Alex G - I Saw The Glow
A banda sonora de I Saw The Glow já expunha um diamante pop de Caroline Polacheck na montra. A partitura instrumental de Alex G é fabulosa com traços do dramatismo de Angelo Badalamenti, do terror de John Carpenter e do livro de estilo para guitarras do próprio Alex G.
Ufomammut - Hidden
O brutalismo dos italianos Ufomammut atrai. Vórtice de metal psicadelista, dilui os preconceitos do peso com a imersão num caldeirão de ruído atmosférico em que força e melodia são uma só vaga. Não é um meteorito mas é um clarão.
Daga Voladora - Los Manantiales
Cristina Plaza faz tudo em Los Manantiales, primeiro álbum em oito anos abrigada sob a capa de Daga Voladora.
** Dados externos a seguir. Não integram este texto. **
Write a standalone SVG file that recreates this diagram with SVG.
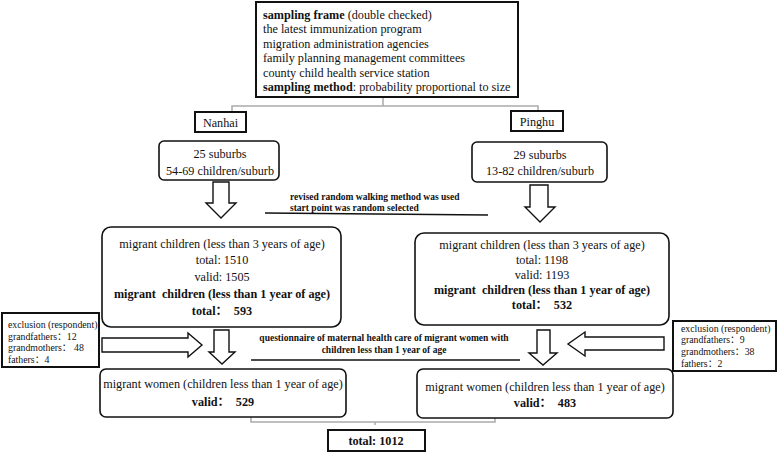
<svg xmlns="http://www.w3.org/2000/svg" width="778" height="453" viewBox="0 0 778 453">
<style>
text{font-family:"Liberation Serif","Times New Roman","Noto Sans CJK SC",serif;fill:#111}
.t{font-size:12.2px}
.s{font-size:9.8px}
.b{font-weight:bold}
.c{text-anchor:middle}
.q{font-size:9.5px;font-weight:bold}
.box{fill:#fff;stroke:#111;stroke-width:2}
.rbox{fill:#fff;stroke:#111;stroke-width:1.6}
.arr{fill:#fff;stroke:#111;stroke-width:1.4;stroke-linejoin:miter}
.gray{fill:none;stroke:#aaa;stroke-width:1.5}
.ln{stroke:#111;stroke-width:1.3}
</style>
<rect width="778" height="453" fill="#fff"/>
<g id="connectors">
<path class="gray" d="M383,97V106M232,112V106H538V111"/>
<path class="gray" d="M251,417V422H495V417M375,422V425"/>
<polygon class="arr" points="213,182 229,182 229,203 236,203 221,218 206,203 213,203"/>
<polygon class="arr" points="530,185 548,185 548,207 555,207 540,222 525,207 530,207"/>
<polygon class="arr" points="102,338 188,338 188,333 202,345 188,357 188,352 102,352"/>
<polygon class="arr" points="214,330 229,330 229,352 235,352 222,364 209,352 214,352"/>
<polygon class="arr" points="537,330 550,330 550,353 557,353 543,365 529,353 537,353"/>
<polygon class="arr" points="664,337 585,337 585,332 568,344 585,356 585,350 664,350"/>
<line class="ln" x1="265" y1="213" x2="488" y2="215"/>
<line class="ln" x1="251" y1="360" x2="520" y2="360"/>
</g>
<g id="sampling-frame">
<rect class="box" x="256" y="2" width="262" height="95"/>
<text class="t" x="263" y="18.5"><tspan class="b">sampling frame</tspan> (double checked)</text>
<text class="t" x="263" y="33">the latest immunization program</text>
<text class="t" x="263" y="47.5">migration administration agencies</text>
<text class="t" x="263" y="62">family planning management committees</text>
<text class="t" x="263" y="76.5">county child health service station</text>
<text class="t" x="263" y="91"><tspan class="b">sampling method</tspan>: probability proportional to size</text>
</g>
<g id="nanhai">
<rect class="box" x="195" y="112" width="51" height="20"/>
<text class="t c" x="220.5" y="126.5">Nanhai</text>
</g>
<g id="pinghu">
<rect class="box" x="511" y="111" width="52" height="20"/>
<text class="t c" x="537" y="125.5">Pinghu</text>
</g>
<g id="nanhai-suburbs">
<rect class="rbox" x="159" y="141" width="120" height="39" rx="5"/>
<text class="t c" x="220" y="157.5">25 suburbs</text>
<text class="t c" x="220" y="174.5">54-69 children/suburb</text>
</g>
<g id="pinghu-suburbs">
<rect class="rbox" x="472" y="142" width="135" height="40" rx="5"/>
<text class="t c" x="540" y="159">29 suburbs</text>
<text class="t c" x="540" y="175">13-82 children/suburb</text>
</g>
<g id="walking-note">
<text class="q" x="290" y="199.5">revised random walking method was used</text>
<text class="q" x="290" y="210.5">start point was random selected</text>
</g>
<g id="nanhai-children">
<rect class="rbox" x="102" y="227" width="239" height="100" rx="9"/>
<text class="t c" x="222" y="247.5">migrant children (less than 3 years of age)</text>
<text class="t c" x="222" y="264">total: 1510</text>
<text class="t c" x="222" y="281">valid: 1505</text>
<text class="t c b" x="222" y="298" xml:space="preserve">migrant  children (less than 1 year of age)</text>
<text class="t c b" x="222" y="315" xml:space="preserve">total：  593</text>
</g>
<g id="pinghu-children">
<rect class="rbox" x="415" y="233" width="254" height="92" rx="9"/>
<text class="t c" x="542" y="248.5">migrant children (less than 3 years of age)</text>
<text class="t c" x="542" y="263.5">total: 1198</text>
<text class="t c" x="542" y="278.5">valid: 1193</text>
<text class="t c b" x="542" y="293.5" xml:space="preserve">migrant  children (less than 1 year of age)</text>
<text class="t c b" x="542" y="309" xml:space="preserve">total：  532</text>
</g>
<g id="nanhai-exclusion">
<rect class="box" x="2" y="313" width="97" height="54"/>
<text class="s" x="8" y="328">exclusion (respondent)</text>
<text class="s" x="8" y="339.5">grandfathers：12</text>
<text class="s" x="8" y="351">grandmothers：  48</text>
<text class="s" x="8" y="362.5">fathers：4</text>
</g>
<g id="pinghu-exclusion">
<rect class="box" x="673" y="321" width="103" height="50"/>
<text class="s" x="681" y="331.5">exclusion (respondent)</text>
<text class="s" x="681" y="343">grandfathers：9</text>
<text class="s" x="681" y="355">grandmothers：38</text>
<text class="s" x="681" y="366.5">fathers：2</text>
</g>
<g id="questionnaire-note">
<text class="q c" x="384" y="340.5">questionnaire of maternal health care of migrant women with</text>
<text class="q c" x="384" y="352.5">children less than 1 year of age</text>
</g>
<g id="nanhai-women">
<rect class="rbox" x="100" y="369" width="246" height="48" rx="6"/>
<text class="t c" x="223" y="387.5">migrant women (children less than 1 year of age)</text>
<text class="t c b" x="223" y="405.5" xml:space="preserve">valid：  529</text>
</g>
<g id="pinghu-women">
<rect class="rbox" x="417" y="369" width="256" height="49" rx="6"/>
<text class="t c" x="545" y="391">migrant women (children less than 1 year of age)</text>
<text class="t c b" x="545" y="406.5" xml:space="preserve">valid：  483</text>
</g>
<g id="total">
<rect class="box" x="328" y="430" width="97" height="21"/>
<text class="t c b" x="376" y="445">total: 1012</text>
</g>
</svg>
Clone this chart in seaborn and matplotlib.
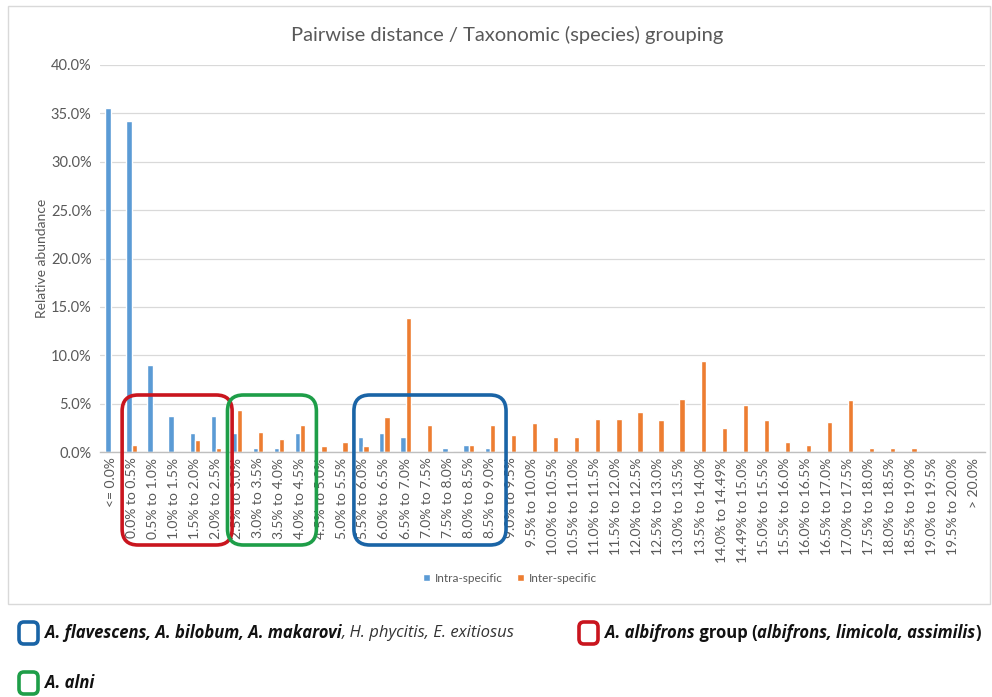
import numpy as np
import pandas as pd
import matplotlib
matplotlib.use("Agg")
import matplotlib.pyplot as plt
import seaborn as sns
from matplotlib.patches import FancyBboxPatch, Rectangle
from matplotlib.transforms import IdentityTransform

# ---------------- data ----------------
categories = [
    "<= 0.0%", "0.0% to 0.5%", "0.5% to 1.0%", "1.0% to 1.5%", "1.5% to 2.0%",
    "2.0% to 2.5%", "2.5% to 3.0%", "3.0% to 3.5%", "3.5% to 4.0%", "4.0% to 4.5%",
    "4.5% to 5.0%", "5.0% to 5.5%", "5.5% to 6.0%", "6.0% to 6.5%", "6.5% to 7.0%",
    "7.0% to 7.5%", "7.5% to 8.0%", "8.0% to 8.5%", "8.5% to 9.0%", "9.0% to 9.5%",
    "9.5% to 10.0%", "10.0% to 10.5%", "10.5% to 11.0%", "11.0% to 11.5%",
    "11.5% to 12.0%", "12.0% to 12.5%", "12.5% to 13.0%", "13.0% to 13.5%",
    "13.5% to 14.0%", "14.0% to 14.49%", "14.49% to 15.0%", "15.0% to 15.5%",
    "15.5% to 16.0%", "16.0% to 16.5%", "16.5% to 17.0%", "17.0% to 17.5%",
    "17.5% to 18.0%", "18.0% to 18.5%", "18.5% to 19.0%", "19.0% to 19.5%",
    "19.5% to 20.0%", "> 20.0%",
]
intra_specific = [
    35.6, 34.2, 9.0, 3.7, 1.95, 3.7, 1.95, 0.4, 0.4, 1.95,
    0.0, 0.0, 1.6, 1.95, 1.6, 0.0, 0.4, 0.75, 0.4, 0.0,
    0.0, 0.0, 0.0, 0.0, 0.0, 0.0, 0.0, 0.0, 0.0, 0.0,
    0.0, 0.0, 0.0, 0.0, 0.0, 0.0, 0.0, 0.0, 0.0, 0.0,
    0.0, 0.0,
]
inter_specific = [
    0.0, 0.75, 0.0, 0.0, 1.25, 0.4, 4.3, 2.1, 1.35, 2.8,
    0.65, 1.0, 0.65, 3.65, 13.8, 2.8, 0.1, 0.75, 2.8, 1.8,
    3.0, 1.6, 1.6, 3.4, 3.4, 4.1, 3.3, 5.5, 9.4, 2.45,
    4.9, 3.3, 1.0, 0.75, 3.05, 5.35, 0.4, 0.4, 0.4, 0.0,
    0.0, 0.0,
]
series_names = ["Intra-specific", "Inter-specific"]
y_ticks = [0, 5, 10, 15, 20, 25, 30, 35, 40]

# highlighted groups: (first category, last category, colour)
groups = [
    ("0.0% to 0.5%", "2.0% to 2.5%", "#C9151E"),
    ("2.5% to 3.0%", "4.0% to 4.5%", "#1E9E48"),
    ("5.5% to 6.0%", "8.5% to 9.0%", "#1A64A6"),
]

# ---------------- style ----------------
sns.set_theme(style="white")
plt.rcParams['font.family'] = ['Lato', 'DejaVu Sans']
GREY = "#595959"

W, H = 992, 697
fig = plt.figure(figsize=(W / 100, H / 100), dpi=100)
fig.patch.set_facecolor("white")

# chart outer border
fig.patches.append(Rectangle((8, H - 604), 982, 598, transform=IdentityTransform(),
                             fill=False, edgecolor="#d9d9d9", lw=1.0))

ax = fig.add_axes([100 / W, (H - 452) / H, 885 / W, 387 / H])

df = pd.DataFrame({
    "bin": categories * 2,
    "value": intra_specific + inter_specific,
    "type": [series_names[0]] * len(categories) + [series_names[1]] * len(categories),
})
sns.barplot(data=df, x="bin", y="value", hue="type", order=categories,
            hue_order=series_names, palette=["#5B9BD5", "#ED7D31"],
            width=0.5, saturation=1, ax=ax, legend=True)

ax.set_xlim(-0.5, len(categories) - 0.5)
ax.set_ylim(0, 40)
ax.set_yticks(y_ticks)
ax.set_yticklabels([f"{v:.1f}%" for v in y_ticks])
ax.yaxis.grid(True, color="#d9d9d9", lw=0.9)
ax.set_axisbelow(True)
for s in ["top", "right", "left"]:
    ax.spines[s].set_visible(False)
ax.spines["bottom"].set_color("#bfbfbf")
ax.spines["bottom"].set_linewidth(1.0)
ax.tick_params(axis="both", length=0, colors=GREY)
ax.tick_params(axis="y", labelsize=10.5, pad=6)
ax.tick_params(axis="x", labelsize=10, pad=4)
ax.set_xticks(range(len(categories)))
ax.set_xticklabels(categories, rotation=90)
ax.set_xlabel("")
ax.set_ylabel("")

# legend inside chart frame
sns.move_legend(ax, "center", bbox_to_anchor=((510 - 100) / 885, (452 - 578) / 387),
                ncol=2, frameon=False, title=None, fontsize=8.5,
                handlelength=0.6, handleheight=0.6, columnspacing=1.2, handletextpad=0.4)
for t in ax.get_legend().get_texts():
    t.set_color(GREY)

fig.text(507 / W, (H - 35) / H, "Pairwise distance / Taxonomic (species) grouping",
         ha="center", va="center", fontsize=14.5, color=GREY)
fig.text(42 / W, (H - 258) / H, "Relative abundance", rotation=90,
         ha="center", va="center", fontsize=10, color=GREY)

# highlight boxes around category groups
ytop = ax.transAxes.transform((0, (452 - 395) / 387))[1]
ybot = ax.transAxes.transform((0, (452 - 545) / 387))[1]
for first, last, col in groups:
    i0 = categories.index(first) - 0.45
    i1 = categories.index(last) + 0.77
    x0 = ax.transData.transform((i0, 0))[0]
    x1 = ax.transData.transform((i1, 0))[0]
    box = FancyBboxPatch((x0, ybot), x1 - x0, ytop - ybot,
                         boxstyle="round,pad=0,rounding_size=16",
                         transform=IdentityTransform(), fill=False,
                         edgecolor=col, lw=2.6, clip_on=False)
    fig.patches.append(box)

# bottom key with mixed-style text
renderer = fig.canvas.get_renderer()


def key(x_px, y_px, col, runs):
    sq = FancyBboxPatch((x_px, H - y_px - 11), 19, 22,
                        boxstyle="round,pad=0,rounding_size=5",
                        transform=IdentityTransform(), fill=False,
                        edgecolor=col, lw=2.6)
    fig.patches.append(sq)
    x = x_px + 26
    for txt, weight, style, c in runs:
        t = fig.text(x, H - y_px, txt, transform=IdentityTransform(),
                     ha="left", va="center", fontsize=12, fontweight=weight,
                     fontstyle=style, color=c,
                     family=['Open Sans', 'DejaVu Sans'])
        bb = t.get_window_extent(renderer)
        x = bb.x1


key(19, 633, "#1A64A6", [
    ("A. flavescens, A. bilobum, A. makarovi", "bold", "italic", "#111111"),
    (", H. phycitis, E. exitiosus", "normal", "italic", "#333333"),
])
key(579, 633, "#C9151E", [
    ("A. albifrons", "bold", "italic", "#111111"),
    (" group (", "bold", "normal", "#111111"),
    ("albifrons, limicola, assimilis", "bold", "italic", "#111111"),
    (")", "bold", "normal", "#111111"),
])
key(19, 683, "#1E9E48", [
    ("A. alni", "bold", "italic", "#111111"),
])

fig.savefig("out.png", dpi=100)
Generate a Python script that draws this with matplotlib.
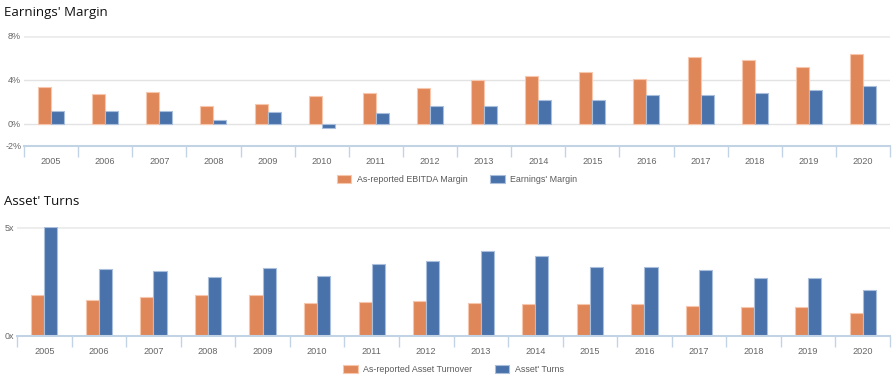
import numpy as np
import matplotlib
matplotlib.use('Agg')
import matplotlib.pyplot as plt

plt.rcParams['font.family'] = ['Liberation Sans', 'DejaVu Sans']

years = ['2005', '2006', '2007', '2008', '2009', '2010', '2011', '2012',
         '2013', '2014', '2015', '2016', '2017', '2018', '2019', '2020']

# Earnings' Margin (%)
ebitda_margin = [3.4, 2.7, 2.9, 1.65, 1.8, 2.55, 2.8, 3.3,
                 4.0, 4.4, 4.7, 4.1, 6.05, 5.8, 5.2, 6.4]
earnings_margin = [1.2, 1.2, 1.2, 0.35, 1.1, -0.4, 1.0, 1.65,
                   1.65, 2.2, 2.2, 2.65, 2.65, 2.8, 3.05, 3.45]

# Asset' Turns (x)
asset_turnover = [1.9, 1.66, 1.78, 1.86, 1.9, 1.5, 1.57, 1.61,
                  1.5, 1.46, 1.46, 1.46, 1.38, 1.34, 1.34, 1.07]
asset_turns = [5.0, 3.07, 2.99, 2.7, 3.1, 2.76, 3.32, 3.44,
               3.9, 3.68, 3.15, 3.18, 3.02, 2.65, 2.65, 2.12]

orange = '#e0875a'
blue = '#4a72aa'
orange_edge = '#f6c7ad'
blue_edge = '#a9bfdc'
axis_col = '#c3d3e6'
grid_col = '#e3e3e3'
text_col = '#666666'

fig = plt.figure(figsize=(8.96, 3.8), dpi=100)


def bar_panel(ax, a, b, ylim, yticks, ylabels, grid_vals, label_a, label_b, legend_y):
    x = np.arange(len(years))
    w = 0.24
    for g in grid_vals:
        lw = 2.0 if g == grid_vals[-1] else 1.0
        c = '#ececec' if g == grid_vals[-1] else grid_col
        ax.axhline(g, color=c, lw=lw, zorder=0)
    ax.bar(x - w / 2, a, w, color=orange, edgecolor=orange_edge, linewidth=0.8,
           label=label_a, zorder=2)
    ax.bar(x + w / 2, b, w, color=blue, edgecolor=blue_edge, linewidth=0.8,
           label=label_b, zorder=2)
    ax.set_xlim(-0.5, len(years) - 0.5)
    ax.set_ylim(*ylim)
    for s in ['top', 'right', 'left']:
        ax.spines[s].set_visible(False)
    ax.spines['bottom'].set_color(axis_col)
    ax.spines['bottom'].set_linewidth(1.5)
    ax.set_xticks(np.arange(len(years) + 1) - 0.5)
    ax.set_xticklabels([])
    ax.tick_params(axis='x', which='major', length=8, color=axis_col, width=1)
    ax.set_xticks(x, minor=True)
    ax.set_xticklabels(years, minor=True, fontsize=6.6, color=text_col)
    ax.tick_params(axis='x', which='minor', length=0, pad=8)
    ax.set_yticks(yticks)
    ax.set_yticklabels(ylabels, fontsize=6.5, color=text_col)
    ax.tick_params(axis='y', length=0, pad=2)
    ax.legend(loc='upper center', bbox_to_anchor=(0.5, legend_y), ncol=2,
              frameon=False, fontsize=6.4, labelcolor='#5a5a5a',
              handlelength=1.6, handleheight=1.0, columnspacing=2.6,
              handletextpad=0.6)


ax1 = fig.add_axes([0.0268, 0.6158, 0.9665, 0.2895])
bar_panel(ax1, ebitda_margin, earnings_margin, (-2, 8), [-2, 0, 4, 8],
          ['-2%', '0%', '4%', '8%'], [0, 4, 8],
          'As-reported EBITDA Margin', "Earnings' Margin", -0.19)
fig.text(0.004, 0.968, "Earnings' Margin", fontsize=9.5, family='Open Sans',
         color='#111111', va='center')

ax2 = fig.add_axes([0.019, 0.1158, 0.9743, 0.2868])
bar_panel(ax2, asset_turnover, asset_turns, (0, 5), [0, 5],
          ['0x', '5x'], [5],
          'As-reported Asset Turnover', "Asset' Turns", -0.19)
fig.text(0.004, 0.47, "Asset' Turns", fontsize=9.5, family='Open Sans',
         color='#111111', va='center')

fig.savefig('out.png', dpi=100)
Os recursos são minimais (guitarra, baixo, caixa de ritmos), as fontes de nível (Stereolab, Broadcast, Galaxie 500, Cate Le Bon). Frágil no bom sentido, consegue muito com pouco.
Badbadnotgood - Mid Spiral:echoes
O jazz é um grande chapéu de chuva nos Badbadnotgood. Em vésperas do concerto na Aula Magna, os Badbanotgood entregam um pedaço de liberdade e improviso banhado pelo funk e pela electrónica. Uma refeição completa adocicada no final da semana pela sobremesa This Must Be The Place (Naive Melody), com Norah Jones, servida na homenagem Everyone’s Getting Involved: A Tribute to Talking Heads’ Stop Making Sense.
Nikki Nair - Snake EP
Nikki Nair desconstrói a simbologia de hostilidade atribuída à cobra e serpenteia entre a frustração, a raiva e o prazer, como um ciclo de vida. Veneno para a pista, Nikki Nair serpenteia entre a funcionalidade das pistas de house e os baldios sem propriedade.
DJ Manny e TCJ - The Lost Highway
Tratado de footwork, contraria a eterna arritmia e expōe um conjunto de hipóteses menos exploradas como tempos menos frenéticos, células de deep house e uma sensação de harmonia a trespassar todo o álbum. Uma devolução à cultura onde o juke nasceu, geolocalizada em Chicago.